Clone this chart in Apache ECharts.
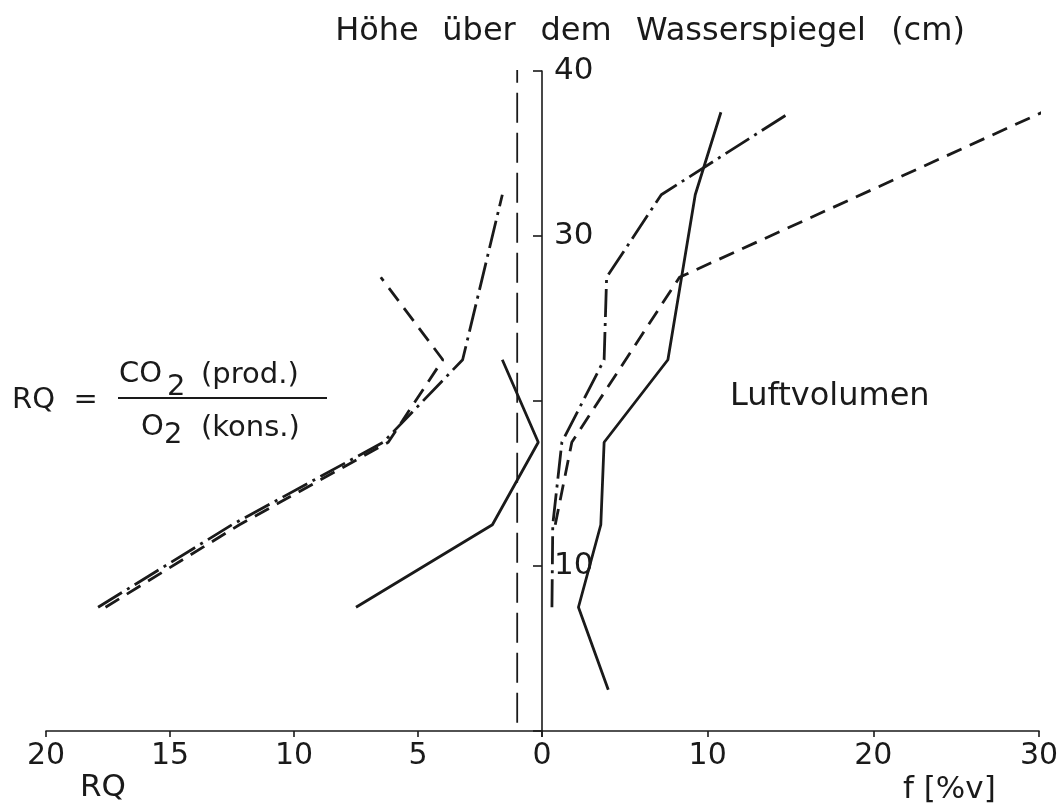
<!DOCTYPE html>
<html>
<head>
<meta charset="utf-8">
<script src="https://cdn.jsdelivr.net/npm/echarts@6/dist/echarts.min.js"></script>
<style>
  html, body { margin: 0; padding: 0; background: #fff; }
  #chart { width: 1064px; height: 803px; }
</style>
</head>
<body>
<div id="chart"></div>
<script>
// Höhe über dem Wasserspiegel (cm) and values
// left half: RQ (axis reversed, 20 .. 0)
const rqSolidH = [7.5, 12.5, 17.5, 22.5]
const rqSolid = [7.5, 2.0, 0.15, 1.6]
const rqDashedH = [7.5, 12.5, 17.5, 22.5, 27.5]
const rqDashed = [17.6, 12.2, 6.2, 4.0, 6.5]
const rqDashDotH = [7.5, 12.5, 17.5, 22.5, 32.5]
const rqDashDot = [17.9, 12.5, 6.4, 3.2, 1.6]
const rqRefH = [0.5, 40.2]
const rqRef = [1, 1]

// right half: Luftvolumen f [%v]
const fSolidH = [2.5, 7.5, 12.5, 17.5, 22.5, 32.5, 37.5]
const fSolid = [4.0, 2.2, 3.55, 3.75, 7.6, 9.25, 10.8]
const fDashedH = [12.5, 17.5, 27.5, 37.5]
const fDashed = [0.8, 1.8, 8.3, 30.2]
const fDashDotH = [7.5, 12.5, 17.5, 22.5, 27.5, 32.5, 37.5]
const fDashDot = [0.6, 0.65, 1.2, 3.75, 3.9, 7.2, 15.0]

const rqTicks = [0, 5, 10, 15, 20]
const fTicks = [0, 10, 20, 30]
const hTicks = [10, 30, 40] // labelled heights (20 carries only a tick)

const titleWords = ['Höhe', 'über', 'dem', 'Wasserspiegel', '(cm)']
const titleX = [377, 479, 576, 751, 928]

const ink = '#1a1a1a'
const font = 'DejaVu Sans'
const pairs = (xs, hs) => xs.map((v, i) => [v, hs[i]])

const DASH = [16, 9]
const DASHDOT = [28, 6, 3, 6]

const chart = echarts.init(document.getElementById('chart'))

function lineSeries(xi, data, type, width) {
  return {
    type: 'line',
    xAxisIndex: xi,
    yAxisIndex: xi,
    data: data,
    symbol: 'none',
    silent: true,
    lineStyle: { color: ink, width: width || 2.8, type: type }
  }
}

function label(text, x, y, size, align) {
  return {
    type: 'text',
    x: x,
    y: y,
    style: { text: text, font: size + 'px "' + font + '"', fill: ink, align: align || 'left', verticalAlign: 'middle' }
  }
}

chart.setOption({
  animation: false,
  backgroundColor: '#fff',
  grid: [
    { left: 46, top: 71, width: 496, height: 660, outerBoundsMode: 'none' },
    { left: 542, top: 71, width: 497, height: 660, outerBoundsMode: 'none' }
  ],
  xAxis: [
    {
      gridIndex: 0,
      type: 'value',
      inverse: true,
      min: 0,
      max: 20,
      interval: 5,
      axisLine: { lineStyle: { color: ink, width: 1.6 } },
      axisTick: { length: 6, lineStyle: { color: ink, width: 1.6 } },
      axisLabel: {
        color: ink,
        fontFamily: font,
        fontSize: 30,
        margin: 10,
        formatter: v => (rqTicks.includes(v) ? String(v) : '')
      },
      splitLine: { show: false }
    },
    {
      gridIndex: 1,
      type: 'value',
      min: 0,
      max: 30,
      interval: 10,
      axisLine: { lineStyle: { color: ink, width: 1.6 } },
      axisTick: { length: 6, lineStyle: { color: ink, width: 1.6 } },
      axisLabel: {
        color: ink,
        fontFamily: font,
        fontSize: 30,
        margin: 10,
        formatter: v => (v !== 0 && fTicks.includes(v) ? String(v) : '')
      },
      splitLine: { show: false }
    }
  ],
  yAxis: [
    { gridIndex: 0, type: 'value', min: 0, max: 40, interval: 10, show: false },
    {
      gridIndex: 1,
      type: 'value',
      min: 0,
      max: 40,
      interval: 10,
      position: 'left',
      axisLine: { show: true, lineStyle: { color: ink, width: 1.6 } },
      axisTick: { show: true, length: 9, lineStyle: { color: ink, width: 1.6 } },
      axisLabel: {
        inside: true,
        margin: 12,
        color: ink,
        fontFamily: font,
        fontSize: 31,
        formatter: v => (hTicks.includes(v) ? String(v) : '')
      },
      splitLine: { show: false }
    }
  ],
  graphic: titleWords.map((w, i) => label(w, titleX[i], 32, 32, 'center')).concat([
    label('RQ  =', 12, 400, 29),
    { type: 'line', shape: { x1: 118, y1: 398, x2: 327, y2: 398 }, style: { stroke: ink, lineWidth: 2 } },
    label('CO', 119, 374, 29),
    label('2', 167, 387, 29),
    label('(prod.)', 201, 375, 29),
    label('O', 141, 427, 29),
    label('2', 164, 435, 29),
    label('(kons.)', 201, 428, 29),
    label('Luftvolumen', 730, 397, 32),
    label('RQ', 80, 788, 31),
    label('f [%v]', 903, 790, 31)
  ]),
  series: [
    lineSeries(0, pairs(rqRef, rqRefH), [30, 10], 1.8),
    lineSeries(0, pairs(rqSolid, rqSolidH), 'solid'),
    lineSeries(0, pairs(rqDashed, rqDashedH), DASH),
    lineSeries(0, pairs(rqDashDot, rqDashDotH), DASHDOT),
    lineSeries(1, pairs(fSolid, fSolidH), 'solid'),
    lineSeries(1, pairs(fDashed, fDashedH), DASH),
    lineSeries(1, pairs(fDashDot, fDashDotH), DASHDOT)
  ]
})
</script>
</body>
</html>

==

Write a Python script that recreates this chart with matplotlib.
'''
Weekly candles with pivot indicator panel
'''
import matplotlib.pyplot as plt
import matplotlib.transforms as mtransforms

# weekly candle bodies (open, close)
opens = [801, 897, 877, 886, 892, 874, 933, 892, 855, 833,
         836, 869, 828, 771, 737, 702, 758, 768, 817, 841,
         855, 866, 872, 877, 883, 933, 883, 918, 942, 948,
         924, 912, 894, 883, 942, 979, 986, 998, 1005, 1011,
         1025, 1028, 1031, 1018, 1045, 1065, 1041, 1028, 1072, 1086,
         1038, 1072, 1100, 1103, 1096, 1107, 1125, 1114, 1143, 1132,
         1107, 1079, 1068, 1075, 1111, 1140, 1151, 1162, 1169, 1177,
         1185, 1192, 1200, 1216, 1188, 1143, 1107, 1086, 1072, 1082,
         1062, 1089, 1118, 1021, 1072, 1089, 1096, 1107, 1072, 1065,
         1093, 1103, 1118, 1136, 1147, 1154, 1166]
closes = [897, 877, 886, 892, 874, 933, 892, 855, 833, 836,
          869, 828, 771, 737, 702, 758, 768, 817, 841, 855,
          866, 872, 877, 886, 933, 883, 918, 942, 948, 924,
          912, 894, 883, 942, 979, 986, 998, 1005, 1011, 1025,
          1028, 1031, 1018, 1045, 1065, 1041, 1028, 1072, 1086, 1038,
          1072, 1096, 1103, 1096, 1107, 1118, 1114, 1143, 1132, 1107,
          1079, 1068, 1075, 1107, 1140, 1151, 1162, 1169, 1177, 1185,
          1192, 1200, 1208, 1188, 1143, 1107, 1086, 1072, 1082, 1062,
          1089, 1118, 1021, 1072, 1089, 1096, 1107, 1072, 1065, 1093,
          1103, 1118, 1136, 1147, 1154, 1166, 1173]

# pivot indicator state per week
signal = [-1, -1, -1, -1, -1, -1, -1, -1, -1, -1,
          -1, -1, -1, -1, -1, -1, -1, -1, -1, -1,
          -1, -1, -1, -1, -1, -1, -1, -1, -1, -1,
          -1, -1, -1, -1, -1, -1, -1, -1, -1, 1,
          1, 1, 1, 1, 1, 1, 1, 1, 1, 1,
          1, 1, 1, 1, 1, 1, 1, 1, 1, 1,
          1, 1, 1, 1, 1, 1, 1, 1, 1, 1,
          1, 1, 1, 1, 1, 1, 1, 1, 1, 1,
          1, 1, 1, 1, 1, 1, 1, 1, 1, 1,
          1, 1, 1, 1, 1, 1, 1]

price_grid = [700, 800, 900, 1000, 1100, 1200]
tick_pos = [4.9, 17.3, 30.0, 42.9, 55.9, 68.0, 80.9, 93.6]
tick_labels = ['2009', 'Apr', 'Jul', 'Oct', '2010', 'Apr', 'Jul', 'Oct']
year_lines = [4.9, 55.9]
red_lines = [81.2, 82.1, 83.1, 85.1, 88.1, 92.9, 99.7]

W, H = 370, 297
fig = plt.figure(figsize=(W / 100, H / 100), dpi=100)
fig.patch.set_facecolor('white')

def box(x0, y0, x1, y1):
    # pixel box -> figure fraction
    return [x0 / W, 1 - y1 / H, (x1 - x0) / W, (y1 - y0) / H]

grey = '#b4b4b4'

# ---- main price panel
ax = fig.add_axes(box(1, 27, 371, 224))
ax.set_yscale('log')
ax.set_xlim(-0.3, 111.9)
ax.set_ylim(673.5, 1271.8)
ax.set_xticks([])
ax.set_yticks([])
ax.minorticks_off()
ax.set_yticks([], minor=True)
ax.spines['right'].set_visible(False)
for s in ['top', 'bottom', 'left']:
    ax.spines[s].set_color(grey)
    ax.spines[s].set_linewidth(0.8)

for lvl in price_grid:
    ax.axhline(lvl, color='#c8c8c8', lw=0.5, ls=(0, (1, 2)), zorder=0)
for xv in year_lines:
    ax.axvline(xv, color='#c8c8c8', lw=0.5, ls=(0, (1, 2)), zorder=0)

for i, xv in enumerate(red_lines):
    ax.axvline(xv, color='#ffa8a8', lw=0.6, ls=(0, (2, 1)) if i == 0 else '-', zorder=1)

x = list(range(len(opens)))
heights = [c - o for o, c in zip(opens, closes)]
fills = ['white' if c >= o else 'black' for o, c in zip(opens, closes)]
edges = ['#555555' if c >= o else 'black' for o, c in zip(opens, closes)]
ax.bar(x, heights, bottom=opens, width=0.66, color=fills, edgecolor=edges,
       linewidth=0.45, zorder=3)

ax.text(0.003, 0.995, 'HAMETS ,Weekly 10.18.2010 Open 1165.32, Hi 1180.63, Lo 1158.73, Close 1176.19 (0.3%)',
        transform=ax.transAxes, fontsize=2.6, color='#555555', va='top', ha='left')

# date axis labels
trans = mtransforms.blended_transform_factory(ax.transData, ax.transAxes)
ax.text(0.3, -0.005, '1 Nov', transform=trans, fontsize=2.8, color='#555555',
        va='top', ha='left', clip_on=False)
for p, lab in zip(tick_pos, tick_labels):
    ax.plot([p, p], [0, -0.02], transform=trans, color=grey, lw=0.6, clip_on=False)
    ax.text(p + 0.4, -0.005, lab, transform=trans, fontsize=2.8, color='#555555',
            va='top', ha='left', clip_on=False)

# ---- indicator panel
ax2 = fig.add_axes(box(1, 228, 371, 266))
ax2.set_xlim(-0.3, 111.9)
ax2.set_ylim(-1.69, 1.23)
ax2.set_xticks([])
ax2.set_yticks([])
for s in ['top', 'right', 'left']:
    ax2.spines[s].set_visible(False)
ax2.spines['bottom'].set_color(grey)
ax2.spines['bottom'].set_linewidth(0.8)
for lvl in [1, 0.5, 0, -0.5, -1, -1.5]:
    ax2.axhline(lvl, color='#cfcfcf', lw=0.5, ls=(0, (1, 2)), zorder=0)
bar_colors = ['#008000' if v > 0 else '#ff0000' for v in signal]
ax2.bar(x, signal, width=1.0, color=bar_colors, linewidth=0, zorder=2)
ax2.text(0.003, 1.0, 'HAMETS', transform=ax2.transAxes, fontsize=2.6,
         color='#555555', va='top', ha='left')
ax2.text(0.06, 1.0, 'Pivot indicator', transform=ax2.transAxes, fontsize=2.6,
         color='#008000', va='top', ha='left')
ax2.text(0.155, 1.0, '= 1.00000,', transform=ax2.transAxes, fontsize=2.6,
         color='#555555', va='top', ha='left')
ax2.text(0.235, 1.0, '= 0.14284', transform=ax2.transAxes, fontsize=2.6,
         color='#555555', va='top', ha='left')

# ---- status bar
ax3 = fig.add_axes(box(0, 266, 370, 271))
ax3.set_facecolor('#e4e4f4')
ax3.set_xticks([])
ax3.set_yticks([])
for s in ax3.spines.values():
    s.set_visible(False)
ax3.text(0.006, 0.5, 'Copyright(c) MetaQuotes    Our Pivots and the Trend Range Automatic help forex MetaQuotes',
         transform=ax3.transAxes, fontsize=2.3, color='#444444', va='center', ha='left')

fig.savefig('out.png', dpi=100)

--

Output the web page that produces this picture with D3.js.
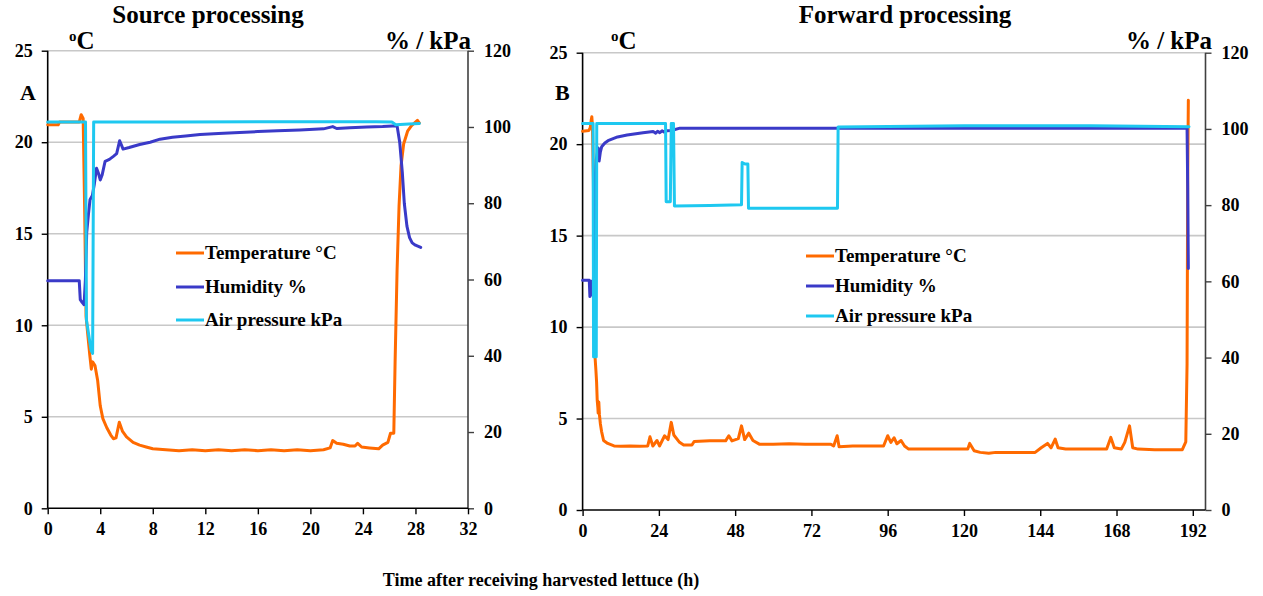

> _JOB_:
Copy each line of the listing that holds the word "with".

> _RESPONSE TO THIS EXERCISE_:
Write a Python script that recreates this chart with matplotlib.
Weekly candles with pivot indicator panel
Output the web page that produces this picture with D3.js.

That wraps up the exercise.